**What is asked**
Find each line containing the string "this". Copy it.

[Collected data entries]
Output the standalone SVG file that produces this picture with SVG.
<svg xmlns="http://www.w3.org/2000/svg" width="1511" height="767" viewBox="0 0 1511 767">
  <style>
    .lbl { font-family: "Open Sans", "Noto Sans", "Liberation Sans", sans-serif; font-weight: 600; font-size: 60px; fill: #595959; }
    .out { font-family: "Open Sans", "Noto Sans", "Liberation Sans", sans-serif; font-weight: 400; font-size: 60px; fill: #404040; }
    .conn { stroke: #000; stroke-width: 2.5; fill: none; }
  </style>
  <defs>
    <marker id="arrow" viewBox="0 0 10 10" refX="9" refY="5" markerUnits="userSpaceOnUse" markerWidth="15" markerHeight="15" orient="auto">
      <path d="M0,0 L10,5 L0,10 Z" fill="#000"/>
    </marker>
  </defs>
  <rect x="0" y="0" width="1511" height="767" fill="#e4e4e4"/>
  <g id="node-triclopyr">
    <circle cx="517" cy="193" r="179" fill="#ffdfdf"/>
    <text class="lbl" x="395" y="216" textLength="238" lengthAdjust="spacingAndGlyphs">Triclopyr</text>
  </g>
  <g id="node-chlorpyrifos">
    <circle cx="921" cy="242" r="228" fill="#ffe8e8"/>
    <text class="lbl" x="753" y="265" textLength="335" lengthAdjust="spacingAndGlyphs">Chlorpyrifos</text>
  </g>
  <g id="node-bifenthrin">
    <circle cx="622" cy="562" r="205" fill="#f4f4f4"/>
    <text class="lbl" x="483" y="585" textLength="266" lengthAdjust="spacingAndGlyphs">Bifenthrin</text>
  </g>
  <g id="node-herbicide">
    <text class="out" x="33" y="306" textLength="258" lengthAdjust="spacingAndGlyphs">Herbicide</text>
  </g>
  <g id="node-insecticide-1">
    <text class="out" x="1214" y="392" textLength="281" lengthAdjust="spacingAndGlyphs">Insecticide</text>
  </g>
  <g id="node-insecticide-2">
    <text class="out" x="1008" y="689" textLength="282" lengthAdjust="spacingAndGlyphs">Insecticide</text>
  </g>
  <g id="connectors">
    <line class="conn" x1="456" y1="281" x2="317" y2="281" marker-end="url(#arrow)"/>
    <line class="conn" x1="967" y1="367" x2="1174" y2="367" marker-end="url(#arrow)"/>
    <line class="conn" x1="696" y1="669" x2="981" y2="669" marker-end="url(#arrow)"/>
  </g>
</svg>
--
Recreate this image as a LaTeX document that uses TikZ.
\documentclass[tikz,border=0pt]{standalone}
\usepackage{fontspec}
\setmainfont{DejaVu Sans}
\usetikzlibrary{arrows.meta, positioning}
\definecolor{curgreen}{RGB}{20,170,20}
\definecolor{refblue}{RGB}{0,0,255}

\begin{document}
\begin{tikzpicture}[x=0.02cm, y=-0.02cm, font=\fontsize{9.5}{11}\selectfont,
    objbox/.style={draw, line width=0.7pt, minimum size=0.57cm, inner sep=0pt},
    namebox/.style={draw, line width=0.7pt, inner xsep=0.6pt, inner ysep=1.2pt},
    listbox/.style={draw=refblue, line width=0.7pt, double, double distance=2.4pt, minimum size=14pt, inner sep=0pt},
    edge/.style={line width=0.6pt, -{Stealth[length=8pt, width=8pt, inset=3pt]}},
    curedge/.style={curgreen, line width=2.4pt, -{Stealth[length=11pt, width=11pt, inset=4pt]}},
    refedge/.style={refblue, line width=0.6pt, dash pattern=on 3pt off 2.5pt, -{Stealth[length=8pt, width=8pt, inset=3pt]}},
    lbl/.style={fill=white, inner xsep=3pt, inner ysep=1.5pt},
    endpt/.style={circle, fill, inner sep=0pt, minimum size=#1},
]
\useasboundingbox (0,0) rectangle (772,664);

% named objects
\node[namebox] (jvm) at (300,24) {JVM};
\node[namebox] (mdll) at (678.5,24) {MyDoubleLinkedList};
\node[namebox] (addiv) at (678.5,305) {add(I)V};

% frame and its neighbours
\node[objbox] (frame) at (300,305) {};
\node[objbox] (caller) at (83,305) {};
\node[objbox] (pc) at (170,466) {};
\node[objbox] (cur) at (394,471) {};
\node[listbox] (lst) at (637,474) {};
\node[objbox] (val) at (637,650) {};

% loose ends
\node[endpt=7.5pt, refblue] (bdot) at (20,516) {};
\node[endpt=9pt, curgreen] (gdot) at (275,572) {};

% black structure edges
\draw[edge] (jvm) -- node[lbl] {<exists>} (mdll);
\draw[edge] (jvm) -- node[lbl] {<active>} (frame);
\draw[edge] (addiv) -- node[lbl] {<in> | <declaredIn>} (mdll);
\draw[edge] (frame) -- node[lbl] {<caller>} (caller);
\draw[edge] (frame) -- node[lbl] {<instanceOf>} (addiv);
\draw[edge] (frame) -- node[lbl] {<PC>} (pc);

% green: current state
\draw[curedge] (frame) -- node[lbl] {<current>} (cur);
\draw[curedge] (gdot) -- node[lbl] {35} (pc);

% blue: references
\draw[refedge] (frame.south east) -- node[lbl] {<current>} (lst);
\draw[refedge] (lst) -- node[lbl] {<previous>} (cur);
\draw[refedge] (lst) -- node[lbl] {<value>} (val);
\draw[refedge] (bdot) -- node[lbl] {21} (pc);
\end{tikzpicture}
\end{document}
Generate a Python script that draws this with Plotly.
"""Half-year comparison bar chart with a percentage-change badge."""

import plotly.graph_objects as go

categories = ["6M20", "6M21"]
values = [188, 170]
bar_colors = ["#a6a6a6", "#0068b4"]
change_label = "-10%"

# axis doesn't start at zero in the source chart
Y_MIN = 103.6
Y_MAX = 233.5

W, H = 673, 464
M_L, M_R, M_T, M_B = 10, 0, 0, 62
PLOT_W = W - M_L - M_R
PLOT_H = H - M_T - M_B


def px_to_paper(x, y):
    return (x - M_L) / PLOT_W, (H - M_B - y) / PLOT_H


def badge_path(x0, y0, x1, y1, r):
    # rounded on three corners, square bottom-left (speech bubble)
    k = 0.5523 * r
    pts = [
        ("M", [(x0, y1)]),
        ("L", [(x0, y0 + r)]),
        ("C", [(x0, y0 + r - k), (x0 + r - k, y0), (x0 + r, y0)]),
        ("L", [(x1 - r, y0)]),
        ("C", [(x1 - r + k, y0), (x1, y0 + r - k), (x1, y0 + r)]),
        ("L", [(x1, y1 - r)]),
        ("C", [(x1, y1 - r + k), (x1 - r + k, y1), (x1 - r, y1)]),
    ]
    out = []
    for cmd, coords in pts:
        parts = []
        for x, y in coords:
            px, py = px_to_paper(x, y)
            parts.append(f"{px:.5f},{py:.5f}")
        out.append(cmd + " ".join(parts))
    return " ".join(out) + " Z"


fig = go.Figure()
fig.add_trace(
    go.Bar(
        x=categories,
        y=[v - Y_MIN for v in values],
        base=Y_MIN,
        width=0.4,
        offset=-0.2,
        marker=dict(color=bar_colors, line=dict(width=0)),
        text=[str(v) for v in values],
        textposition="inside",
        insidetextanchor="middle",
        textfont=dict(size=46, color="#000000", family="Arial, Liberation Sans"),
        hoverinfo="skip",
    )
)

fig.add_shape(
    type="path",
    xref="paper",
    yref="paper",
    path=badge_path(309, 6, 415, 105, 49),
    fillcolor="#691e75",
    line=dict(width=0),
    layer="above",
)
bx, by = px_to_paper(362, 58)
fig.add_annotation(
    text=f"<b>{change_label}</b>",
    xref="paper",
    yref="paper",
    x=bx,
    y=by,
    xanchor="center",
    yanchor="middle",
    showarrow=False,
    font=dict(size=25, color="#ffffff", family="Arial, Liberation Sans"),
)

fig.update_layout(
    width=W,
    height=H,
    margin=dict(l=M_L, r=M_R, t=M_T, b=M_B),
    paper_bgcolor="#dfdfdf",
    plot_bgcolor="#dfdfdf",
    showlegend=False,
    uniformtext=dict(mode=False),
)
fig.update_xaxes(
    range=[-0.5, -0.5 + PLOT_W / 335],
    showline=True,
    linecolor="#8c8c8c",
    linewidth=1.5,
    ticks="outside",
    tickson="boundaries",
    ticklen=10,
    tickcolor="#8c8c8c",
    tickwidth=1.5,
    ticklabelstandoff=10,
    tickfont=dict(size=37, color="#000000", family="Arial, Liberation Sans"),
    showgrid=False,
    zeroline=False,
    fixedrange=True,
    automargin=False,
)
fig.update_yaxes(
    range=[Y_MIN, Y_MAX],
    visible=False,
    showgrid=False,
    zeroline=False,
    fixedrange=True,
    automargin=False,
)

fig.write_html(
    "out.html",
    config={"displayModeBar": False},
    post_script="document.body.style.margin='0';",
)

**Solved exercise**
Output the standalone SVG file that produces this picture with SVG.
Recreate this image as a LaTeX document that uses TikZ.
Generate a Python script that draws this with Plotly.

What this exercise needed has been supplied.